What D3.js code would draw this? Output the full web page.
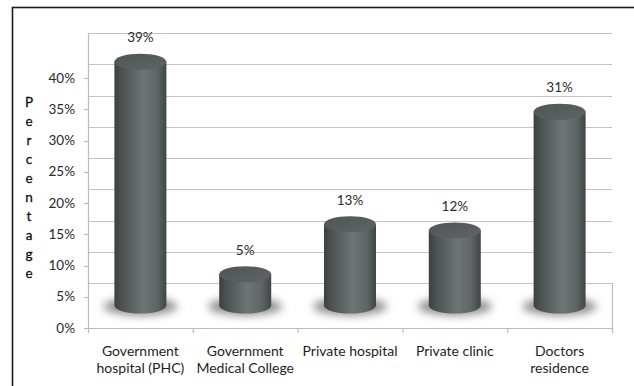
<!DOCTYPE html>
<html><head><meta charset="utf-8">
<script src="https://cdn.jsdelivr.net/npm/d3@7"></script>
<style>body{margin:0;background:#fff}svg{display:block}text{font-family:Lato,"Open Sans",sans-serif}</style>
</head><body><svg id="c" width="634" height="386"></svg>
<script>
const categories = [["Government","hospital (PHC)"],["Government","Medical College"],["Private hospital"],["Private clinic"],["Doctors","residence"]];
const values = [39, 5, 13, 12, 31];
const valueLabels = ["39%","5%","13%","12%","31%"];
const yTicks = [0,5,10,15,20,25,30,35,40];
const yTitle = "Percentage";

const svg = d3.select("#c");
const defs = svg.append("defs");
const L = 88, R = 612, front0 = 328, depth = 45;
const x = d3.scaleBand().domain(d3.range(values.length)).range([L, R]).paddingInner(0);
const yF = d3.scaleLinear().domain([0, 40]).range([front0, front0 - 250]);
const yB = d3.scaleLinear().domain([0, 40]).range([front0 - depth, front0 - depth - 250]);
const yM = d3.scaleLinear().domain([0, 40]).range([front0 - depth/2, front0 - depth/2 - 250]);

svg.append("rect").attr("width",634).attr("height",386).attr("fill","#fff");
svg.append("rect").attr("x",12.5).attr("y",7.5).attr("width",700).attr("height",500)
  .attr("fill","none").attr("stroke","#1a1a1a").attr("stroke-width",1.6);

svg.append("g").selectAll("line").data(yTicks).join("line")
  .attr("x1",L).attr("x2",R).attr("y1",d=>Math.round(yB(d))+0.5).attr("y2",d=>Math.round(yB(d))+0.5)
  .attr("stroke","#c4c4c4").attr("stroke-width",1.2);
svg.append("line").attr("x1",L+0.5).attr("x2",L+0.5).attr("y1",yB(40)).attr("y2",front0)
  .attr("stroke","#bdbdbd").attr("stroke-width",1.2);
svg.append("line").attr("x1",R+0.5).attr("x2",R+0.5).attr("y1",yB(0)).attr("y2",front0+5)
  .attr("stroke","#bdbdbd").attr("stroke-width",1.2);
svg.append("line").attr("x1",L).attr("x2",R).attr("y1",front0+0.5).attr("y2",front0+0.5)
  .attr("stroke","#bdbdbd").attr("stroke-width",1.2);
svg.append("g").selectAll("line").data(d3.range(values.length+1)).join("line")
  .attr("x1",d=>L + d*x.bandwidth()+0.5).attr("x2",d=>L + d*x.bandwidth()+0.5)
  .attr("y1",front0).attr("y2",front0+5).attr("stroke","#bdbdbd").attr("stroke-width",1.2);
const yAxis = svg.append("g");
yAxis.selectAll("line").data(yTicks).join("line")
  .attr("x1",L-4).attr("x2",L).attr("y1",d=>Math.round(yF(d))+0.5).attr("y2",d=>Math.round(yF(d))+0.5)
  .attr("stroke","#bdbdbd").attr("stroke-width",1.2);
yAxis.selectAll("text").data(yTicks).join("text")
  .attr("x",75).attr("y",d=>yF(d)).attr("dy","0.35em").attr("text-anchor","end")
  .attr("font-size",13.5).attr("fill","#2a2a2a").text(d=>d+"%");

svg.append("g").selectAll("text").data(yTitle.split("")).join("text")
  .attr("x",29).attr("y",(d,i)=>102 + i*19).attr("dy","0.35em").attr("text-anchor","middle")
  .attr("font-size",13.5).attr("fill","#111").attr("stroke","#111").attr("stroke-width",0.3).text(d=>d);

const g1 = defs.append("linearGradient").attr("id","body").attr("x1","0").attr("x2","1").attr("y1","0").attr("y2","0");
[[0,"#3b4141"],[0.12,"#4a5050"],[0.55,"#6f7474"],[0.82,"#5f6565"],[1,"#404646"]]
  .forEach(s=>g1.append("stop").attr("offset",s[0]).attr("stop-color",s[1]));
const g2 = defs.append("linearGradient").attr("id","top").attr("x1","0").attr("x2","1").attr("y1","0").attr("y2","1");
[[0,"#4f5555"],[1,"#5f6565"]].forEach(s=>g2.append("stop").attr("offset",s[0]).attr("stop-color",s[1]));
defs.append("filter").attr("id","blur").attr("x","-50%").attr("y","-100%").attr("width","200%").attr("height","300%")
  .append("feGaussianBlur").attr("stdDeviation",4);

const rx = 26, ry = 8;
const cyl = svg.append("g").selectAll("g").data(values).join("g");
cyl.append("ellipse").attr("cx",(d,i)=>x(i)+x.bandwidth()/2).attr("cy",yM(0)+1)
  .attr("rx",37).attr("ry",9).attr("fill","#8f8f8f").attr("filter","url(#blur)");
cyl.append("path").attr("d",(d,i)=>{
  const cx = x(i)+x.bandwidth()/2, t = yM(d), b = yM(0);
  return `M${cx-rx},${t} L${cx-rx},${b} A${rx},${ry} 0 0 0 ${cx+rx},${b} L${cx+rx},${t} Z`;
}).attr("fill","url(#body)");
cyl.append("ellipse").attr("cx",(d,i)=>x(i)+x.bandwidth()/2).attr("cy",d=>yM(d))
  .attr("rx",rx).attr("ry",ry).attr("fill","url(#top)");
cyl.append("text").attr("x",(d,i)=>x(i)+x.bandwidth()/2).attr("y",d=>yM(d)-24)
  .attr("dy","0.35em").attr("text-anchor","middle").attr("font-size",13.5).attr("fill","#2a2a2a")
  .text((d,i)=>valueLabels[i]);

const cl = svg.append("g").selectAll("text").data(categories).join("text")
  .attr("x",(d,i)=>x(i)+x.bandwidth()/2).attr("y",351).attr("text-anchor","middle")
  .attr("font-size",14).attr("fill","#1e1e1e");
cl.selectAll("tspan").data(d=>d).join("tspan")
  .attr("x",function(){return this.parentNode.getAttribute("x");})
  .attr("dy",(d,i)=>i===0?"0.35em":"17").text(d=>d);
</script></body></html>
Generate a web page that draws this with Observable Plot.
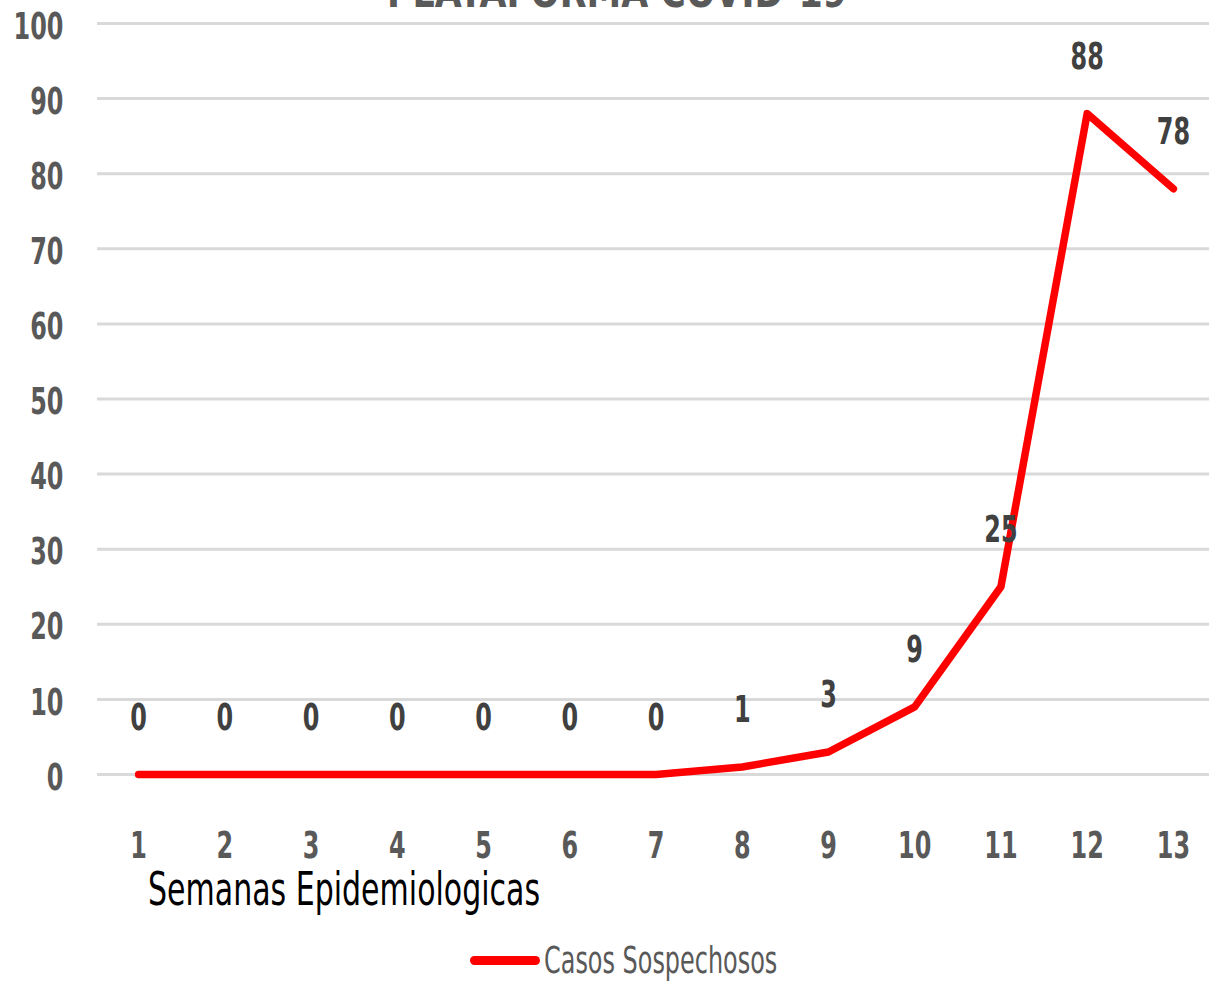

----

Leave the pictures out and print the records above exactly as they stand.

Written response:
What D3.js code would draw this? Output the full web page.
<!DOCTYPE html>
<html><head><meta charset="utf-8">
<script src="https://cdn.jsdelivr.net/npm/d3@7"></script>
<style>body{margin:0;background:#fff}svg{display:block}text{font-family:Lato,"Open Sans",sans-serif}</style>
</head><body><svg id="c" width="634" height="386"></svg>
<script>
const categories = [["Government","hospital (PHC)"],["Government","Medical College"],["Private hospital"],["Private clinic"],["Doctors","residence"]];
const values = [39, 5, 13, 12, 31];
const valueLabels = ["39%","5%","13%","12%","31%"];
const yTicks = [0,5,10,15,20,25,30,35,40];
const yTitle = "Percentage";

const svg = d3.select("#c");
const defs = svg.append("defs");
const L = 88, R = 612, front0 = 328, depth = 45;
const x = d3.scaleBand().domain(d3.range(values.length)).range([L, R]).paddingInner(0);
const yF = d3.scaleLinear().domain([0, 40]).range([front0, front0 - 250]);
const yB = d3.scaleLinear().domain([0, 40]).range([front0 - depth, front0 - depth - 250]);
const yM = d3.scaleLinear().domain([0, 40]).range([front0 - depth/2, front0 - depth/2 - 250]);

svg.append("rect").attr("width",634).attr("height",386).attr("fill","#fff");
svg.append("rect").attr("x",12.5).attr("y",7.5).attr("width",700).attr("height",500)
  .attr("fill","none").attr("stroke","#1a1a1a").attr("stroke-width",1.6);

svg.append("g").selectAll("line").data(yTicks).join("line")
  .attr("x1",L).attr("x2",R).attr("y1",d=>Math.round(yB(d))+0.5).attr("y2",d=>Math.round(yB(d))+0.5)
  .attr("stroke","#c4c4c4").attr("stroke-width",1.2);
svg.append("line").attr("x1",L+0.5).attr("x2",L+0.5).attr("y1",yB(40)).attr("y2",front0)
  .attr("stroke","#bdbdbd").attr("stroke-width",1.2);
svg.append("line").attr("x1",R+0.5).attr("x2",R+0.5).attr("y1",yB(0)).attr("y2",front0+5)
  .attr("stroke","#bdbdbd").attr("stroke-width",1.2);
svg.append("line").attr("x1",L).attr("x2",R).attr("y1",front0+0.5).attr("y2",front0+0.5)
  .attr("stroke","#bdbdbd").attr("stroke-width",1.2);
svg.append("g").selectAll("line").data(d3.range(values.length+1)).join("line")
  .attr("x1",d=>L + d*x.bandwidth()+0.5).attr("x2",d=>L + d*x.bandwidth()+0.5)
  .attr("y1",front0).attr("y2",front0+5).attr("stroke","#bdbdbd").attr("stroke-width",1.2);
const yAxis = svg.append("g");
yAxis.selectAll("line").data(yTicks).join("line")
  .attr("x1",L-4).attr("x2",L).attr("y1",d=>Math.round(yF(d))+0.5).attr("y2",d=>Math.round(yF(d))+0.5)
  .attr("stroke","#bdbdbd").attr("stroke-width",1.2);
yAxis.selectAll("text").data(yTicks).join("text")
  .attr("x",75).attr("y",d=>yF(d)).attr("dy","0.35em").attr("text-anchor","end")
  .attr("font-size",13.5).attr("fill","#2a2a2a").text(d=>d+"%");

svg.append("g").selectAll("text").data(yTitle.split("")).join("text")
  .attr("x",29).attr("y",(d,i)=>102 + i*19).attr("dy","0.35em").attr("text-anchor","middle")
  .attr("font-size",13.5).attr("fill","#111").attr("stroke","#111").attr("stroke-width",0.3).text(d=>d);

const g1 = defs.append("linearGradient").attr("id","body").attr("x1","0").attr("x2","1").attr("y1","0").attr("y2","0");
[[0,"#3b4141"],[0.12,"#4a5050"],[0.55,"#6f7474"],[0.82,"#5f6565"],[1,"#404646"]]
  .forEach(s=>g1.append("stop").attr("offset",s[0]).attr("stop-color",s[1]));
const g2 = defs.append("linearGradient").attr("id","top").attr("x1","0").attr("x2","1").attr("y1","0").attr("y2","1");
[[0,"#4f5555"],[1,"#5f6565"]].forEach(s=>g2.append("stop").attr("offset",s[0]).attr("stop-color",s[1]));
defs.append("filter").attr("id","blur").attr("x","-50%").attr("y","-100%").attr("width","200%").attr("height","300%")
  .append("feGaussianBlur").attr("stdDeviation",4);

const rx = 26, ry = 8;
const cyl = svg.append("g").selectAll("g").data(values).join("g");
cyl.append("ellipse").attr("cx",(d,i)=>x(i)+x.bandwidth()/2).attr("cy",yM(0)+1)
  .attr("rx",37).attr("ry",9).attr("fill","#8f8f8f").attr("filter","url(#blur)");
cyl.append("path").attr("d",(d,i)=>{
  const cx = x(i)+x.bandwidth()/2, t = yM(d), b = yM(0);
  return `M${cx-rx},${t} L${cx-rx},${b} A${rx},${ry} 0 0 0 ${cx+rx},${b} L${cx+rx},${t} Z`;
}).attr("fill","url(#body)");
cyl.append("ellipse").attr("cx",(d,i)=>x(i)+x.bandwidth()/2).attr("cy",d=>yM(d))
  .attr("rx",rx).attr("ry",ry).attr("fill","url(#top)");
cyl.append("text").attr("x",(d,i)=>x(i)+x.bandwidth()/2).attr("y",d=>yM(d)-24)
  .attr("dy","0.35em").attr("text-anchor","middle").attr("font-size",13.5).attr("fill","#2a2a2a")
  .text((d,i)=>valueLabels[i]);

const cl = svg.append("g").selectAll("text").data(categories).join("text")
  .attr("x",(d,i)=>x(i)+x.bandwidth()/2).attr("y",351).attr("text-anchor","middle")
  .attr("font-size",14).attr("fill","#1e1e1e");
cl.selectAll("tspan").data(d=>d).join("tspan")
  .attr("x",function(){return this.parentNode.getAttribute("x");})
  .attr("dy",(d,i)=>i===0?"0.35em":"17").text(d=>d);
</script></body></html>
Generate a web page that draws this with Observable Plot.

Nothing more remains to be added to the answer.